*PROBLEM:*
Select from the records below every line that has the word "this" in it.
:: RAW DATA
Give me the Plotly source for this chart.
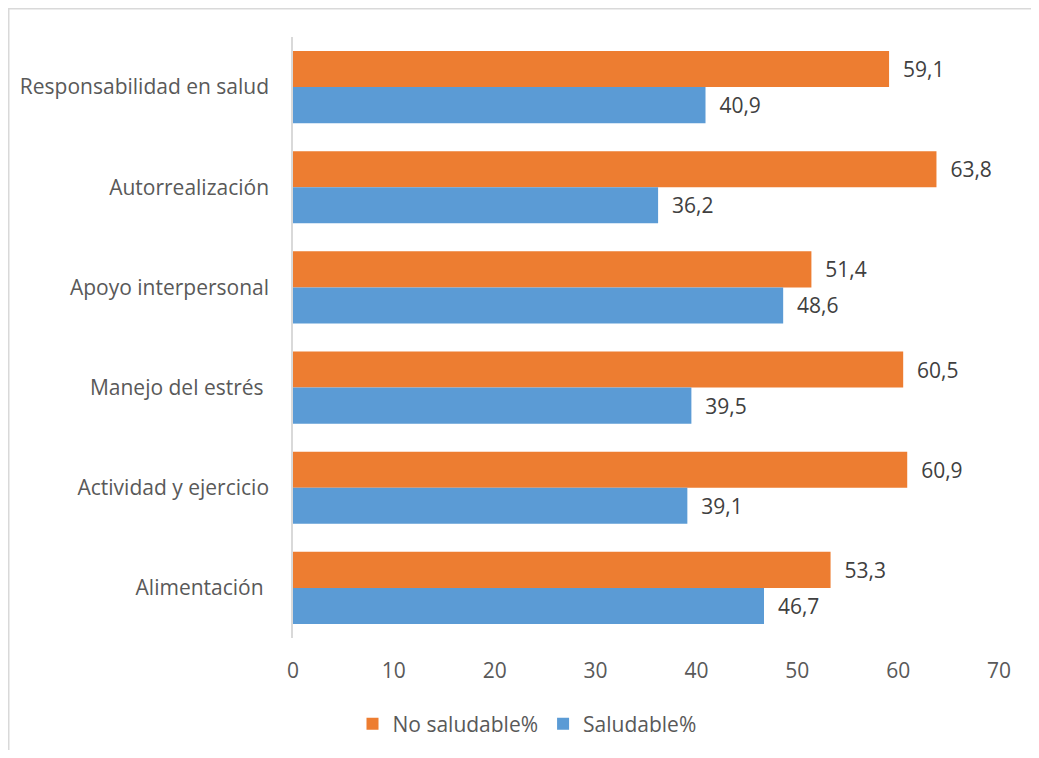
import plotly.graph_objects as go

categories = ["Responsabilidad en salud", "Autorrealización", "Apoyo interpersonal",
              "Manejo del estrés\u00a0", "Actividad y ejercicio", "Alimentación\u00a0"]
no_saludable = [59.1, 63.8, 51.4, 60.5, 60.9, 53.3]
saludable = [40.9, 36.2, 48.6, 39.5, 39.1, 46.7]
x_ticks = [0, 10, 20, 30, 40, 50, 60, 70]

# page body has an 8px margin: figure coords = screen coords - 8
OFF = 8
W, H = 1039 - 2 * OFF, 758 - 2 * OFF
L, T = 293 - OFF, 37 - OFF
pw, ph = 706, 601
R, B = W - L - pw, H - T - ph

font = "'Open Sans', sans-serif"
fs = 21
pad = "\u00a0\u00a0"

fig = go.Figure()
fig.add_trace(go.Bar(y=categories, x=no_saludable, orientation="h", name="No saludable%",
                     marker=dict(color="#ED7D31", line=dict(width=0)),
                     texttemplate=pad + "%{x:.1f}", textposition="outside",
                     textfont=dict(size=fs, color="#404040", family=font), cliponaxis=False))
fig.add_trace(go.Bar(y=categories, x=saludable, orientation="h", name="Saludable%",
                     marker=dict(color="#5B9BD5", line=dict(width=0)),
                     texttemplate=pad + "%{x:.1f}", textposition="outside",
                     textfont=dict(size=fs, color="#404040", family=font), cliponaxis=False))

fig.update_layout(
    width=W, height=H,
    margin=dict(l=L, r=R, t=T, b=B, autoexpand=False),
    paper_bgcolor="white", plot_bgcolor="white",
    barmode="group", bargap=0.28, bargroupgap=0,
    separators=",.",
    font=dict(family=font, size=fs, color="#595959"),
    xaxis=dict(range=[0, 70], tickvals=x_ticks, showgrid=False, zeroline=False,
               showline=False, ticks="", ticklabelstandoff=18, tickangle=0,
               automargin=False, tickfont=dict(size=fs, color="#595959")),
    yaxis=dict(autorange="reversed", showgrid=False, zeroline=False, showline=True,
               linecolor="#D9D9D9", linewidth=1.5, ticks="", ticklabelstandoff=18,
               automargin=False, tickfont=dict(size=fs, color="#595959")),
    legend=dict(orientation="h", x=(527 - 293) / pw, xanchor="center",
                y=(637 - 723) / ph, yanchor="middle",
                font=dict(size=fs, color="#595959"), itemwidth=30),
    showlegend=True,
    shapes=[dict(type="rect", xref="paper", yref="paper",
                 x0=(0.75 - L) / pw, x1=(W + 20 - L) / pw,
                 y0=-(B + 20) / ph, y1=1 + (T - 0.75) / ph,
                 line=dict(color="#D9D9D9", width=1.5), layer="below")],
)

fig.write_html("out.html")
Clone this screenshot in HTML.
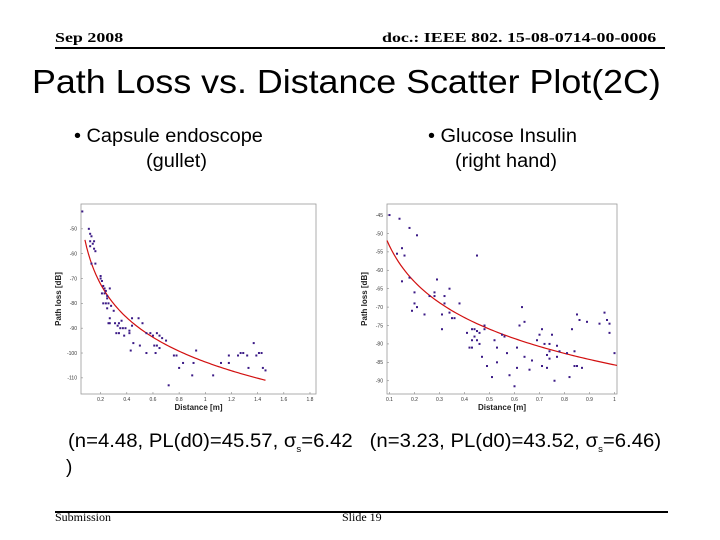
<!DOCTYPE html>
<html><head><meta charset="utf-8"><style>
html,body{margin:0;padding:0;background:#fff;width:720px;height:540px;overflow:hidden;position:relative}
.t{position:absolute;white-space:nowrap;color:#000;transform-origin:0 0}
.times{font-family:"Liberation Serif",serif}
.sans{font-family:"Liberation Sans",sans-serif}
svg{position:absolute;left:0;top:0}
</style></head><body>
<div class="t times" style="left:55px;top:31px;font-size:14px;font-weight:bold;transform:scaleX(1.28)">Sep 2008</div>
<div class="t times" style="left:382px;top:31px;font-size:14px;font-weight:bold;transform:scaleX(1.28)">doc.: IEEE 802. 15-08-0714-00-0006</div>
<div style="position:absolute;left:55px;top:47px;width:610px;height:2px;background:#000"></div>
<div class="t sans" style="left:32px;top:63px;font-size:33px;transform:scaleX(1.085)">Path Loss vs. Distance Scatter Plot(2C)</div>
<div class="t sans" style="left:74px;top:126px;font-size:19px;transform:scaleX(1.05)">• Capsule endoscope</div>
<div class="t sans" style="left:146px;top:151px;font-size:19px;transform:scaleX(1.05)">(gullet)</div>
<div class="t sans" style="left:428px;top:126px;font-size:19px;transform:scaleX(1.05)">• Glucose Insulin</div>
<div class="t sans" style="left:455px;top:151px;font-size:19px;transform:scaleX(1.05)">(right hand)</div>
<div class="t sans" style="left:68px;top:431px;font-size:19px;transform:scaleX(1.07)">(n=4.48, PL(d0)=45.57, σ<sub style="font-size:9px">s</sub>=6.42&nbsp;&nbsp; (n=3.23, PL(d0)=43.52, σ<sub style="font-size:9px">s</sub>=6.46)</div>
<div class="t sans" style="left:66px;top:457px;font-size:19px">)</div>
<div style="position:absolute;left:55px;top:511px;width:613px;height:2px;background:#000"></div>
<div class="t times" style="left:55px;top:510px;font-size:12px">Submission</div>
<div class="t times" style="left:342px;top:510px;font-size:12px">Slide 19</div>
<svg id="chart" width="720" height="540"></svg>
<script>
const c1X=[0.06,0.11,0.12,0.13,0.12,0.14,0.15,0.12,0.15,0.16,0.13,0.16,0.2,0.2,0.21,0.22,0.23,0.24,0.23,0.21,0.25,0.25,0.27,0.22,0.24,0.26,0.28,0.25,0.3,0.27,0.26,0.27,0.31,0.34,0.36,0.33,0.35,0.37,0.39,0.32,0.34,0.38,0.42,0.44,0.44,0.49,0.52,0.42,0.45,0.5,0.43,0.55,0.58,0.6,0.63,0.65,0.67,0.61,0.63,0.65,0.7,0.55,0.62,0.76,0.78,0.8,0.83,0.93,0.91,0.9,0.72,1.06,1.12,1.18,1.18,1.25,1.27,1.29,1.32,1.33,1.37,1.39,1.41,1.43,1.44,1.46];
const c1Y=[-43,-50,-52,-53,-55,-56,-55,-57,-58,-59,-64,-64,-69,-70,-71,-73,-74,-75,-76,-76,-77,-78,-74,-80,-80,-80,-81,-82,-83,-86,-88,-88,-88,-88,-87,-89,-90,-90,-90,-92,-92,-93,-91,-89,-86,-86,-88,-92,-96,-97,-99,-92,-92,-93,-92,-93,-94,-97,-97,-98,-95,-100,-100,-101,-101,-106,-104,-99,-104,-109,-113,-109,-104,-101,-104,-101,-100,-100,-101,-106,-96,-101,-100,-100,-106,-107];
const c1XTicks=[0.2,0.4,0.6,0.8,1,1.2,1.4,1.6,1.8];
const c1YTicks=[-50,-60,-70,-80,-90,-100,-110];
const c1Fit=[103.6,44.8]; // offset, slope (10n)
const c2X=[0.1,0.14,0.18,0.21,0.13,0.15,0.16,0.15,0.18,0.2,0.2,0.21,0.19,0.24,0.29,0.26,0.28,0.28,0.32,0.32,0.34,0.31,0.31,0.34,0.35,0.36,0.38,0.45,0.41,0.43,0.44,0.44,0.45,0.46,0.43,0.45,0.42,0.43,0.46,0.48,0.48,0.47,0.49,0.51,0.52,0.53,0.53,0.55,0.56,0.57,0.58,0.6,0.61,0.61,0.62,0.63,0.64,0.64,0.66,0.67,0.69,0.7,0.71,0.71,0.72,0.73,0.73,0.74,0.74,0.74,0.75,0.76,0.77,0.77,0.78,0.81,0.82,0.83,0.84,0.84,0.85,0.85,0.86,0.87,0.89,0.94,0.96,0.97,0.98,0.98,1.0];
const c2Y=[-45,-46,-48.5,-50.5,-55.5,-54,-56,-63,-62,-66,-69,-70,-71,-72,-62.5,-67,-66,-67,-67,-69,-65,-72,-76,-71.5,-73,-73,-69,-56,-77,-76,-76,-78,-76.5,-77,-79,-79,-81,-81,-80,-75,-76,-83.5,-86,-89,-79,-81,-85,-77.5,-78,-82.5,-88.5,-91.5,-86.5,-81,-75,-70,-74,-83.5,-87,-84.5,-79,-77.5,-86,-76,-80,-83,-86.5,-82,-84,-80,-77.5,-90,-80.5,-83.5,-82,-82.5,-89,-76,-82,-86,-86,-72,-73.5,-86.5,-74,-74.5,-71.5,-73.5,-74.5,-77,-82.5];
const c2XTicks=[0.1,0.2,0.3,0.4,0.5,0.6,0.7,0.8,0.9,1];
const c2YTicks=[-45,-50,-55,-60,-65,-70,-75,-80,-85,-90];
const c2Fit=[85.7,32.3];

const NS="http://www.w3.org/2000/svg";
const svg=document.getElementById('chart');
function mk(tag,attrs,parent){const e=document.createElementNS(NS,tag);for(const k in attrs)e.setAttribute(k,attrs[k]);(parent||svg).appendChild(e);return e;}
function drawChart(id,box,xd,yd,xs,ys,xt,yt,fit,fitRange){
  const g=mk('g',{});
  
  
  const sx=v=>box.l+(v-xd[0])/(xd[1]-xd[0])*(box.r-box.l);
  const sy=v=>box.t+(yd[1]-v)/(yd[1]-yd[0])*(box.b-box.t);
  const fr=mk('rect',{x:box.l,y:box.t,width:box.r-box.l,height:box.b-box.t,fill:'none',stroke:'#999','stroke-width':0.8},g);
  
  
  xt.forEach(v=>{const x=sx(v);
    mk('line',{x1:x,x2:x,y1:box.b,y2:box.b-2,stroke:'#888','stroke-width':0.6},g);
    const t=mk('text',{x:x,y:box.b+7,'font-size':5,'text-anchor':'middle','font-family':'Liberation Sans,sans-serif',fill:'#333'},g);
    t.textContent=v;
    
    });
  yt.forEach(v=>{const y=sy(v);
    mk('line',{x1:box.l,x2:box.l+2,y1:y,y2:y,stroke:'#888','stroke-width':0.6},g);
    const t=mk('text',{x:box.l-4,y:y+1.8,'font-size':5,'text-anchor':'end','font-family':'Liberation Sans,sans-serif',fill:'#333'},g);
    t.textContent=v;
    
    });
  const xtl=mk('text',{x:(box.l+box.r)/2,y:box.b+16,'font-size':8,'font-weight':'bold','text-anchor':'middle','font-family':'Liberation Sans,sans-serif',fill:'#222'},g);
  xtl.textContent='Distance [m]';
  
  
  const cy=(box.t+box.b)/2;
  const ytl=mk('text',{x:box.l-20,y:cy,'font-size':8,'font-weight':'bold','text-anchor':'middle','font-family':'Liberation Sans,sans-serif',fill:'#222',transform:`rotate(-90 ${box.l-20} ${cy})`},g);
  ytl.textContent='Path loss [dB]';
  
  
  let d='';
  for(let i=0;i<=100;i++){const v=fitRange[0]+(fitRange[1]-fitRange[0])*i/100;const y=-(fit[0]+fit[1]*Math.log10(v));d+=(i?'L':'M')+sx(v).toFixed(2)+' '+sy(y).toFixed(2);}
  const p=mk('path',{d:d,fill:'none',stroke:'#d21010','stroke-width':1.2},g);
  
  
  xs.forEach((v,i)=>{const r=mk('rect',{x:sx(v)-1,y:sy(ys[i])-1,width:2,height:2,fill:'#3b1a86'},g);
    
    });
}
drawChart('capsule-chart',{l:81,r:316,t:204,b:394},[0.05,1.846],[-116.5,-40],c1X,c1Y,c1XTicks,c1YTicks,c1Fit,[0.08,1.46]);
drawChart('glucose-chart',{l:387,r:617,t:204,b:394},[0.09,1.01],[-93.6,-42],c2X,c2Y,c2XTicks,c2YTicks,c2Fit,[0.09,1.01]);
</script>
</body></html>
::::
*EXERCISE SOLUTION:*
Give me the Plotly source for this chart.
Clone this screenshot in HTML.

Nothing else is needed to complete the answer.